Some of my initial photos are shown below, I took them using a relatively low shutter speed, so I could see the initial basic photo, then using Photoshop I turned up the contrast, and I turned down the brightness so the light/dark areas were enhanced.

Monday, 28 June 2010

Film Noir

Film Noir is a cinematic term used to describe stylish Hollywood crime dramas, but modern Noir films can show the same characteristics and themes.

Themes - these are usually based around moral ambiguity and sexual motivation in Hollywood crime dramas. They are often known for their pessimistic attitude, and showing a world that is inherently corrupt.

Visual Techniques - there tends to be the use of low-key lighting which produces stark light/dark contrast and defined shadow patterns.
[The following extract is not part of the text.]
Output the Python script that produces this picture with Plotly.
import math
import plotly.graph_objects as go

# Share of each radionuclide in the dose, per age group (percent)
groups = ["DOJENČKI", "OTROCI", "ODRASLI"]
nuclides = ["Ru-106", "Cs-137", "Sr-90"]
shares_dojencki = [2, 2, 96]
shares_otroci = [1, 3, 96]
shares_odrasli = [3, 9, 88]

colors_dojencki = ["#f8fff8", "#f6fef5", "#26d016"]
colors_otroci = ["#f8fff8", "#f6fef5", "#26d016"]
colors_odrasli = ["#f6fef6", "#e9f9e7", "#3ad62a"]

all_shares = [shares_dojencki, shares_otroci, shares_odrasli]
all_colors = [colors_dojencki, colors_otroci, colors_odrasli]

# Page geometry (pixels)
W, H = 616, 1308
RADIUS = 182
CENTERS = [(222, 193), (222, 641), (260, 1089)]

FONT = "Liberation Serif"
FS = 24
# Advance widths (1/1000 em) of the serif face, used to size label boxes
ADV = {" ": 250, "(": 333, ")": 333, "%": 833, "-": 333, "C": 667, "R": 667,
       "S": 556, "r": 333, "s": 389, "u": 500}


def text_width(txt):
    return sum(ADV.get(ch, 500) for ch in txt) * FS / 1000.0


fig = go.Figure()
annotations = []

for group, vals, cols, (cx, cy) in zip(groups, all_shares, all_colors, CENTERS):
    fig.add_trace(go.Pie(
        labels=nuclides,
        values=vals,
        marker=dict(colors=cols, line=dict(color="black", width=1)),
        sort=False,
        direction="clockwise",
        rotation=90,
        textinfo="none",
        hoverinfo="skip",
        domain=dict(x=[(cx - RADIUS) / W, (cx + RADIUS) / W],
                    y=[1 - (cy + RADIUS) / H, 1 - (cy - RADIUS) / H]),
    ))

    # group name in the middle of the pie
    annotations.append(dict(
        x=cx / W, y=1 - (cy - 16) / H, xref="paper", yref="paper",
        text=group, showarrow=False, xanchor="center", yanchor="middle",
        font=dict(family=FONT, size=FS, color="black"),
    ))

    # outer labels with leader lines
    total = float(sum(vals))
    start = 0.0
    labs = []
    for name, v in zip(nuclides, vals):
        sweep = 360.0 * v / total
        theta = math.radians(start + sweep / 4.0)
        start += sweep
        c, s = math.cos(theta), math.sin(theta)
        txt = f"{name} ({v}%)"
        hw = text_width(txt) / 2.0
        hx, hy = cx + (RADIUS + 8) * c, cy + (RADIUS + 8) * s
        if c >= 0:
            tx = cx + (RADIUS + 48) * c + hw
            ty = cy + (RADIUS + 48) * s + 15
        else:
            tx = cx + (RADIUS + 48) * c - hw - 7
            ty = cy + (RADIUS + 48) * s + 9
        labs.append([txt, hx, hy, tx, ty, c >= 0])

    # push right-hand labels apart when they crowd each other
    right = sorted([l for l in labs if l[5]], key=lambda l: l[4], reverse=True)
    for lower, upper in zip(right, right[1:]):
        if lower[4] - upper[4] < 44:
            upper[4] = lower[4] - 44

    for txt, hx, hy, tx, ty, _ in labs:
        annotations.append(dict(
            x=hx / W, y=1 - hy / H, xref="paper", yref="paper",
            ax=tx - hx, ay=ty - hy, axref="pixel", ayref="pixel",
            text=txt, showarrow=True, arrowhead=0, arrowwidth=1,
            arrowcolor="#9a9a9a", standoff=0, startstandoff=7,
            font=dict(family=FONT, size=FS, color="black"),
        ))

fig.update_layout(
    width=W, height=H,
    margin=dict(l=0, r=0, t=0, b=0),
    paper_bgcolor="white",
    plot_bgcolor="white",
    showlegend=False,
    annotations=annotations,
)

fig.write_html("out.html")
Venetian blind shadows on faces and walls has become an iconic visual motif for the genre, also shadows could cover actors faces partially or fully.

Narrative - the narratives tend to be convoluted, with flashbacks and flash-forwards. Voice-over narration is also common and the storylines are focused on crime, heists/cons, false suspicion, double-crosses and accusations.

Characters - the characters tend to be morally flawed, misunderstood, full of existential angst. There are also stock characters such as hard-boiled detectives, femme fatales, corrupt police and jealous husbands. The femme fatale is noted for her changeability and treachery, she is portrayed as empowered, however rarely 'survives' at the end of the film.

German Expressionism

During the period of recovery following World War I, the German film industry was booming. However, because of the hard economic times, filmmakers found it difficult to create movies that could compare with the lush, extravagant features coming from Hollywood. The filmmakers of the German Universum Film AG studio developed their own style by using symbolism and mise-en-scène to add mood and deeper meaning to a movie, concentrating on the dark fringes of human experience.

The first Expressionist films, “The Student of Prague”, “The Cabinet of Dr. Caligari” (1920), “The Golem” (1920), “Destiny” (1921), “Nosferatu” (1922), “Phantom” (1922), “Schatten” (1923), and “The Last Laugh” (1924), were highly symbolic and stylized.

The first Expressionist films made up for a lack of high budgets by using set designs with wildly non-realistic, geometrically absurd sets, along with designs painted on walls and floors to represent lights, shadows, and objects. The plots and stories of the Expressionist films often dealt with madness, insanity, betrayal, and other "intellectual" topics.
The extreme non-realism of Expressionism was short-lived, fading away after only a few years. However, the themes of Expressionism were integrated into later films of the 1920s and 1930s, resulting in an artistic control over the placement of scenery, light, etc. to enhance the mood of a film. This dark, moody school of filmmaking was brought to America when the Nazis gained power and a number of German filmmakers emigrated to Hollywood.

German silent cinema was arguably far ahead of cinema in Hollywood. As well as the direct influence of film makers who moved from Germany to Hollywood developments in style and technique, which were developed through Expressionism in Germany, impressed contemporary filmmakers from elsewhere and were incorporated into their work and so into the body of international cinema from the 1930s onward.


A good example of this process can be found in the career of Alfred Hitchcock. In 1924, Hitchcock was sent by his film company to work as an assistant director and art director at the UFA Babelsberg Studios in Berlin on the film The Blackguard. An immediate effect of the working environment there can be seen in his expressionistic set designs for The Blackguard.
Stylistic elements taken from German Expressionism are common today in films that do not need reference to real places such as science fiction films, e.g. “Blade Runner” (1982, Scott).